Criticizing the mayor’s “City of Yes” proposals, Brooklyn Borough President Antonio Reynoso said:
“The ‘City of Yes’ should not be something that we’re applauding as a generational-changing thing,” Reynoso said at a policy breakfast hosted by the NYU Furman Center, while still acknowledging the plan as a positive step. “I think the problem we have is there’s no political will to do this stuff in an expansive way, and that we celebrate things like the ‘City of Yes’ like they’re bigger than they are.”
“Political will and boldness is not something that exists in the city of New York,” he said. [Emphasis added.]
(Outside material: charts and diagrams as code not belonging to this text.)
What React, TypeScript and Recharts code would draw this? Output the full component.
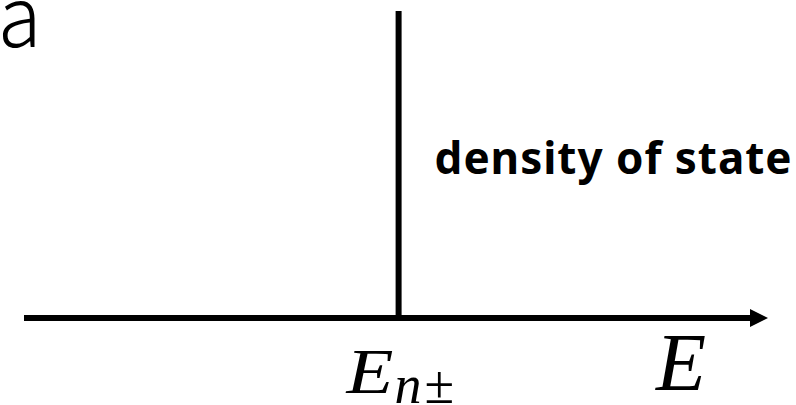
import React from 'react';
import { LineChart, Line, XAxis, YAxis, ReferenceLine } from 'recharts';

// energy axis runs from AXIS_RANGE[0] to AXIS_RANGE[1]; one sharp level sits on it
const AXIS_RANGE = [-1, 1];
const LEVEL_ENERGY = [0.007];
const LEVEL_HEIGHT = [1];

const SERIF = '"Liberation Serif", "DejaVu Serif", serif';
const SANS = '"Noto Sans", "Open Sans", sans-serif';
const STROKE = 6;
const HEAD_LEN = 18;
const HEAD_HALF = 9;

// baseline points so the chart has something to scale against
const baseline = AXIS_RANGE.map((e) => ({ e, y: 0 }));

// horizontal axis line ending in a filled arrowhead
const ArrowAxis = (props: any) => {
  const { x1, y1, x2 } = props;
  return (
    <g>
      <line x1={x1} y1={y1} x2={x2 - HEAD_LEN + 1} y2={y1} stroke="#000" strokeWidth={STROKE} />
      <polygon
        points={`${x2},${y1} ${x2 - HEAD_LEN},${y1 - HEAD_HALF} ${x2 - HEAD_LEN},${y1 + HEAD_HALF}`}
        fill="#000"
      />
    </g>
  );
};

const AxisLabel = (props: any) => {
  const vb = props.viewBox;
  if (!vb) return null;
  return (
    <text x={vb.x + vb.width - 112} y={vb.y + 72} fontFamily={SERIF} fontStyle="italic" fontSize={82} fill="#000">
      E
    </text>
  );
};

const LevelLabels = (props: any) => {
  const vb = props.viewBox;
  if (!vb) return null;
  const cx = vb.x + vb.width / 2;
  const bottom = vb.y + vb.height;
  return (
    <g>
      <text
        x={cx + 36}
        y={vb.y + 163}
        fontFamily={SANS}
        fontWeight={700}
        fontSize={44}
        textLength={357}
        lengthAdjust="spacing"
        fill="#000"
      >
        density of state
      </text>
      <text
        transform={`translate(${cx - 52},${bottom + 75}) scale(1.2,1)`}
        fontFamily={SERIF}
        fontStyle="italic"
        fontSize={64}
        fill="#000"
      >
        E
      </text>
      <text x={cx - 4} y={bottom + 85} fontFamily={SERIF} fontStyle="italic" fontSize={54} fill="#000">
        n
        <tspan fontStyle="normal" dx={3}>±</tspan>
      </text>
    </g>
  );
};

export default function App() {
  const level = LEVEL_ENERGY[0];
  return (
    <div style={{ position: 'absolute', left: 0, top: 0, width: 796, height: 405, background: '#fff' }}>
      <LineChart width={796} height={405} data={baseline} margin={{ top: 11, right: 28, bottom: 87, left: 24 }}>
        <XAxis type="number" dataKey="e" domain={AXIS_RANGE} hide />
        <YAxis type="number" domain={[0, LEVEL_HEIGHT[0]]} hide />
        <Line dataKey="y" stroke="none" dot={false} isAnimationActive={false} />
        <ReferenceLine
          segment={[{ x: AXIS_RANGE[0], y: 0 }, { x: AXIS_RANGE[1], y: 0 }]}
          shape={ArrowAxis}
          label={{ content: AxisLabel }}
        />
        <ReferenceLine
          segment={[{ x: level, y: 0 }, { x: level, y: LEVEL_HEIGHT[0] }]}
          stroke="#000"
          strokeWidth={STROKE}
          label={{ content: LevelLabels }}
        />
      </LineChart>
      <div
        style={{
          position: 'absolute',
          left: -2,
          top: -20,
          fontFamily: '"Noto Sans CJK JP", "Noto Sans", sans-serif',
          fontWeight: 300,
          fontSize: 72,
          lineHeight: 1,
          color: '#000',
          transform: 'scale(1.1, 1.16)',
          transformOrigin: '0 67px',
        }}
      >
        a
      </div>
    </div>
  );
}
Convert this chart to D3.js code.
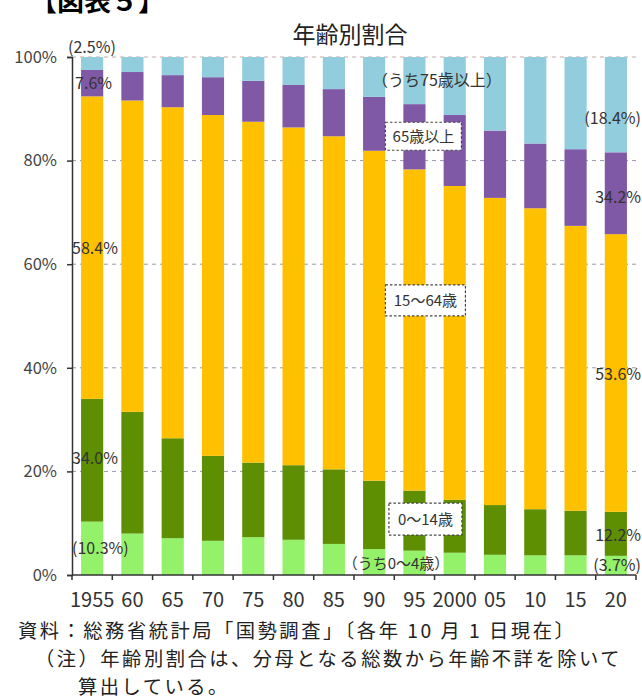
<!DOCTYPE html>
<html>
<head>
<meta charset="utf-8">
<script src="https://cdn.jsdelivr.net/npm/d3@7"></script>
<style>
  html, body { margin: 0; padding: 0; background: #fff; }
  svg { display: block; }
  text { font-family: "Noto Sans CJK JP", "Noto Sans", sans-serif; }
</style>
</head>
<body>
<svg id="chart" width="642" height="700"></svg>
<script>
// ---- data (percent shares by age group) ----
const years = ["1955","60","65","70","75","80","85","90","95","2000","05","10","15","20"];
const ages0to4   = [10.3, 8.0, 7.1, 6.6, 7.3, 6.8, 6.0, 5.0, 4.7, 4.3, 3.9, 3.8, 3.8, 3.7];
const ages5to14  = [23.7, 23.5, 19.3, 16.4, 14.4, 14.4, 14.4, 13.2, 11.6, 10.2, 9.6, 8.9, 8.6, 8.5];
const ages15to64 = [58.4, 60.1, 63.9, 65.8, 65.8, 65.2, 64.3, 63.7, 62.0, 60.6, 59.3, 58.1, 55.0, 53.6];
const ages65to74 = [5.1, 5.5, 6.2, 7.3, 7.9, 8.2, 9.1, 10.4, 12.6, 13.7, 13.0, 12.5, 14.8, 15.8];
const ages75plus = [2.5, 2.9, 3.5, 3.9, 4.6, 5.4, 6.2, 7.7, 9.1, 11.2, 14.2, 16.7, 17.8, 18.4];
const seriesKeys = ["a0_4", "a5_14", "a15_64", "a65_74", "a75"];
const seriesColors = ["#93f26a", "#5e8f03", "#ffc000", "#7f59a6", "#92cddd"];
const yTicks = [0, 20, 40, 60, 80, 100];

const table = years.map((yr, i) => ({
  year: yr,
  a0_4: ages0to4[i], a5_14: ages5to14[i], a15_64: ages15to64[i],
  a65_74: ages65to74[i], a75: ages75plus[i]
}));

const svg = d3.select("#chart");
const mLeft = 72, mRight = 636, mTop = 57, mBottom = 575;

const x = d3.scaleBand().domain(years).range([mLeft, mRight])
  .paddingInner(0.45).paddingOuter(0.225);
const y = d3.scaleLinear().domain([0, 100]).range([mBottom, mTop]);

// header (cropped at the top edge, as in the source)
svg.append("text").attr("x", 30).attr("y", 11)
  .attr("font-size", 27).attr("font-weight", "bold").attr("fill", "#000")
  .text("【図表５】");

// title
svg.append("text").attr("x", 350).attr("y", 43).attr("text-anchor", "middle")
  .attr("font-size", 23).attr("fill", "#222").text("年齢別割合");

// gridlines
svg.append("g").selectAll("line").data(yTicks.filter(d => d > 0)).join("line")
  .attr("x1", mLeft).attr("x2", mRight)
  .attr("y1", d => y(d)).attr("y2", d => y(d))
  .attr("stroke", d => d === 100 ? "#c8a8a8" : "#9898b0")
  .attr("stroke-width", 1).attr("stroke-dasharray", "4,4");

// stacked bars
const stack = d3.stack().keys(seriesKeys);
const layers = stack(table);
svg.append("g").selectAll("g").data(layers).join("g")
  .attr("fill", (d, i) => seriesColors[i])
  .selectAll("rect").data(d => d).join("rect")
  .attr("x", d => x(d.data.year))
  .attr("width", x.bandwidth())
  .attr("y", d => y(d[1]))
  .attr("height", d => y(d[0]) - y(d[1]));

// y axis
const yAxis = d3.axisLeft(y).tickValues(yTicks).tickFormat(d => d + "%")
  .tickSize(5).tickPadding(10);
const gy = svg.append("g").attr("transform", `translate(${mLeft},0)`).call(yAxis);
gy.select(".domain").attr("stroke", "#333").attr("stroke-width", 1.5);
gy.selectAll(".tick line").attr("stroke", "#333").attr("stroke-width", 1.5);
gy.selectAll(".tick text").attr("font-size", 16.5).attr("fill", "#444")
  .attr("font-family", "'Liberation Sans', sans-serif");

// x axis line + boundary ticks
const step = x.step();
const boundaries = d3.range(years.length + 1).map(k => mLeft + k * step);
svg.append("line").attr("x1", mLeft).attr("x2", mRight)
  .attr("y1", mBottom).attr("y2", mBottom).attr("stroke", "#333").attr("stroke-width", 1.5);
svg.append("g").selectAll("line").data(boundaries).join("line")
  .attr("x1", d => d).attr("x2", d => d)
  .attr("y1", mBottom).attr("y2", mBottom + 5)
  .attr("stroke", "#333").attr("stroke-width", 1.5);
svg.append("g").selectAll("text").data(years).join("text")
  .attr("x", d => x(d) + x.bandwidth() / 2)
  .attr("y", mBottom + 32)
  .attr("text-anchor", "middle")
  .attr("font-size", 20).attr("fill", "#333")
  .attr("font-family", "'Liberation Sans Narrow', 'Liberation Sans', sans-serif")
  .text(d => d);

// value annotations
const labelStyle = sel => sel.attr("font-size", 16).attr("fill", "#333")
  .attr("font-family", "'Liberation Sans', sans-serif");
const firstX = x(years[0]) - 9;
const lastX = 641;
const i0 = 0, iN = years.length - 1;
const ann = [
  { t: "(2.5%)", x: firstX - 4, y: y(100) - 4, a: "start" },
  { t: "7.6%", x: firstX + 3, y: y(100 - ages75plus[i0] - ages65to74[i0] / 2) + 6, a: "start" },
  { t: "58.4%", x: firstX, y: y(ages0to4[i0] + ages5to14[i0] + ages15to64[i0] / 2) + 6, a: "start" },
  { t: "34.0%", x: firstX, y: y(ages0to4[i0] + ages5to14[i0] / 2) + 4, a: "start" },
  { t: "(10.3%)", x: firstX, y: y(ages0to4[i0] / 2) + 6, a: "start" },
  { t: "(18.4%)", x: lastX, y: y(100 - ages75plus[iN] / 2) + 19, a: "end" },
  { t: "34.2%", x: lastX, y: y(100 - ages75plus[iN] - ages65to74[iN] / 2) + 10, a: "end" },
  { t: "53.6%", x: lastX, y: y(ages0to4[iN] + ages5to14[iN] + ages15to64[iN] / 2) + 7, a: "end" },
  { t: "12.2%", x: lastX, y: y(ages0to4[iN] + ages5to14[iN] / 2) + 7, a: "end" },
  { t: "(3.7%)", x: lastX, y: y(ages0to4[iN] / 2) + 6, a: "end" }
];
svg.append("g").selectAll("text").data(ann).join("text")
  .attr("x", d => d.x).attr("y", d => d.y).attr("text-anchor", d => d.a)
  .text(d => d.t).call(labelStyle);

// plain series notes
svg.append("text").attr("x", 437).attr("y", 86).attr("text-anchor", "middle")
  .attr("font-size", 16).attr("fill", "#333").text("（うち75歳以上）");
svg.append("text").attr("x", 396).attr("y", 569).attr("text-anchor", "middle")
  .attr("font-size", 15).attr("fill", "#333").text("（うち0〜4歳）");

// boxed series labels
const boxCx = x("95") + x.bandwidth() / 2 + 9;
const boxes = [
  { t: "65歳以上", cx: boxCx, cy: y(84.7), w: 76, h: 28 },
  { t: "15〜64歳", cx: boxCx + 2, cy: y(53.0), w: 80, h: 31 },
  { t: "0〜14歳", cx: boxCx + 2, cy: y(10.8), w: 73, h: 32 }
];
const bg = svg.append("g").selectAll("g").data(boxes).join("g");
bg.append("rect")
  .attr("x", d => d.cx - d.w / 2).attr("y", d => d.cy - d.h / 2)
  .attr("width", d => d.w).attr("height", d => d.h)
  .attr("fill", "#fff").attr("stroke", "#444").attr("stroke-width", 1.2)
  .attr("stroke-dasharray", "2.5,2");
bg.append("text").attr("x", d => d.cx).attr("y", d => d.cy + 5.5)
  .attr("text-anchor", "middle").attr("font-size", 15).attr("fill", "#333")
  .text(d => d.t);

// footnotes
const noteStyle = sel => sel.attr("font-size", 19.3).attr("letter-spacing", 2.5).attr("fill", "#222");
svg.append("text").attr("x", 18).attr("y", 638).call(noteStyle)
  .text("資料：総務省統計局「国勢調査」〔各年 10 月 1 日現在〕");
svg.append("text").attr("x", 35).attr("y", 666).call(noteStyle)
  .text("（注）年齢別割合は、分母となる総数から年齢不詳を除いて");
svg.append("text").attr("x", 78).attr("y", 694).call(noteStyle)
  .text("算出している。");
</script>
</body>
</html>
On the one hand, I get the criticism. The “City of Yes” programs represent relatively modest reforms in the grand scheme of things. The mayor has called for a “moonshot” goal of building 500,000 more homes in New York over the next decade, but his plan would only add 100,000 over the next fifteen years—if it makes it through the public review process. So there’s a disconnect between the apparent need and the current proposals.
But Reynoso’s alternative is not to offer a better plan, only a different process.
A potential challenger to Mayor Adams in the 2025 election, Reynoso has instead issued a “Comprehensive Plan for Brooklyn,” which he calls a “direct response to our city’s failure to plan…Because in New York City, we zone but we do not plan.” However, his 200-plus-page document doesn’t create any pathways to building the housing New York needs—it just offers another cumbersome, arbitrary set of guidelines for businesses and developers to navigate in place of zoning.
The “City of Yes” proposal, which has been characterized as a “repudiation of much of the zoning enacted in the City Planning Commission’s 85-year history,” does not win Reynoso’s applause because it is a repudiation of the culture of naysaying that has plagued New York. To which Jerry Seinfeld might respond:
“Are .. You .. Kidding .. Me?!”
I’ve argued that cities need to take a page from improvisational comedy and cultivate a “Yes, And” approach to solving their problems. For a city to say “Yes” to people “And” to housing “And” to the future is to implicitly say “No” to the so-called “urban doom loop” prophesied to destroy our once-great metropolises.
Mayor Adams’s “City of Yes” pithily captures not only the sense of optimism, openness, and agency needed to solve the real challenges New York faces, but also the conviction that they are both solvable and worth solving. If Borough President Reynoso thinks political will and boldness do not exist in New York, it’s because he is still living in The City of No.
The mayor’s proposals will not by themselves solve New York’s problems, but they represent a welcome and, dare I say, bold rejection of The City of No. It remains to be seen whether New Yorkers and their political leaders have the will to join him in saying “Yes.”
Which gets to the root of the present malaise: New York’s problems are not inherently a fact of nature; they’re largely man-made. The city has demonstrated not only a capacity to weather the worst man and nature have given it, but to bounce back and rebuild better than ever. New Yorkers can kick the urban doom loop malaise if they want to—but they’ll first need a change of mind.
Interesting post! Small correction: NYC subway ridership is currently at around 69% of its pre-pandemic level, which is much greater than the “75% below” pre-pandemic mentioned in the article. It’s about 30% below pre-pandemic, according the CITY source you referenced (https://projects.thecity.nyc/hows-new-york-city-doing/index.html).
The NYC housing courts are reaching death spiral levels. It takes years and thousands of dollars in atty fees to evict anyone. In Brooklyn, it's a 6 month wait just to get your *first* court hearing, which is just the beginning of the attrition war. Even administrative functions, like issuing the warrant after trial, are taking 5-6 months in Queens.